Common types of filters currently known in the art have not been particularly suited for these desired improvements. LC filters can be low cost and tunable, but have high loss and become too small to be practical at microwave frequencies. Surface acoustic wave (SAW) filters work well at microwave frequencies, but they are not tunable.
Planar filters and cavity filters appear to provide the best option for narrowband filters at microwave frequencies. They have better performance and lower loss when the resonators are surrounded by air instead of lossy dielectric material. A conventional, air dielectric, filter of these types would be constructed using an expensive machined-metal housing. This invention constructs the metalized features of a microwave filter an air cavity embedded in the interior layers of a multilayer printed circuit board. Also, microwave filters may be tuned to frequency by the addition of reactance to the circuit. In a conventional, machined-housing filter it is difficult to attach tuning elements to the ends of the resonators because the resonators are suspended in air. In this invention, as the construction uses printed circuit fabrication, tuning elements are easily added external to the air cavity and connected by metalized features of the circuit board to the inner filter structure. This further enables the additional assembly required to construct a tunable filter, inclusive of control circuitry. This invention enables the construction of high performance low cost fixed or tunable filters.
Tunable microstrip combline filters can be designed on the surface layers of a printed circuit board and the tuning reactance can be attached to the resonators using copper traces on the circuit board.

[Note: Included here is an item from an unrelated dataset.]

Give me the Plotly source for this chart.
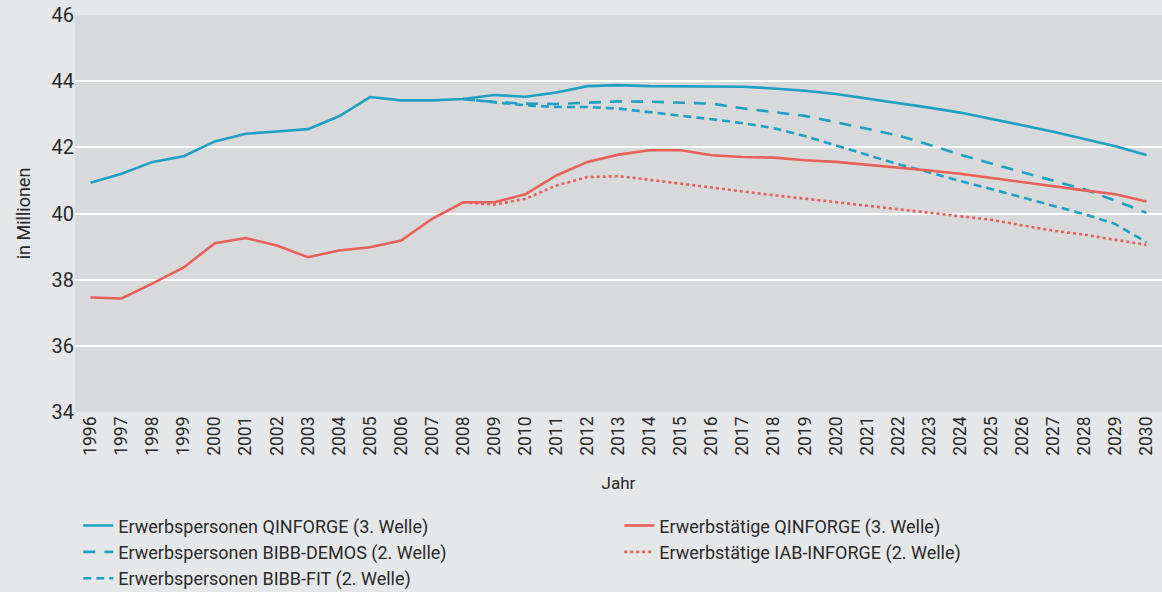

Planar combline filters have also been embedded into inner layers of circuit boards using stripline technology. This allows the tuning elements to be soldered to the top layer of the circuit board and connected to the resonators by via holes. These types of filters can be fixed or tunable, but can be very lossy because the filter resonators are surrounded by lossy dielectric material.
Research and development of Substrate Integrated Waveguide (SIW) filters has been conducted over the past several years to address the problems mentioned above. Waveguide filters are high performance filters that can be tunable, but they are costly and large in size. SIW filters were developed to implement waveguide filters within a printed circuit board substrate. The ultimate goal of this effort was to reduce the size and cost of the filters. These filters have achieved their goals of smaller size and lower cost, but they suffer from higher loss because of the lossy dielectric material of the circuit board. However, SIW filters cannot achieve size reduction without the use of dielectric material. The electrical properties of the dielectric material reduce the wavelengths of the electro-magnetic waves within the material. But because the dielectric material is lossy, the size reduction that is achieved comes at a cost, which is additional signal loss in the dielectric material.
Accordingly, a need exists for a filter that functions well at microwave frequencies, can achieve narrow bandwidths, can achieve low signal loss and, if so needed, can be tunable. A need also exists for such a filter that can be constructed with reduced size and at reduced costs. Yet a further need exists for such a filter that can be easily and efficiently assembled without difficult structuring and soldering.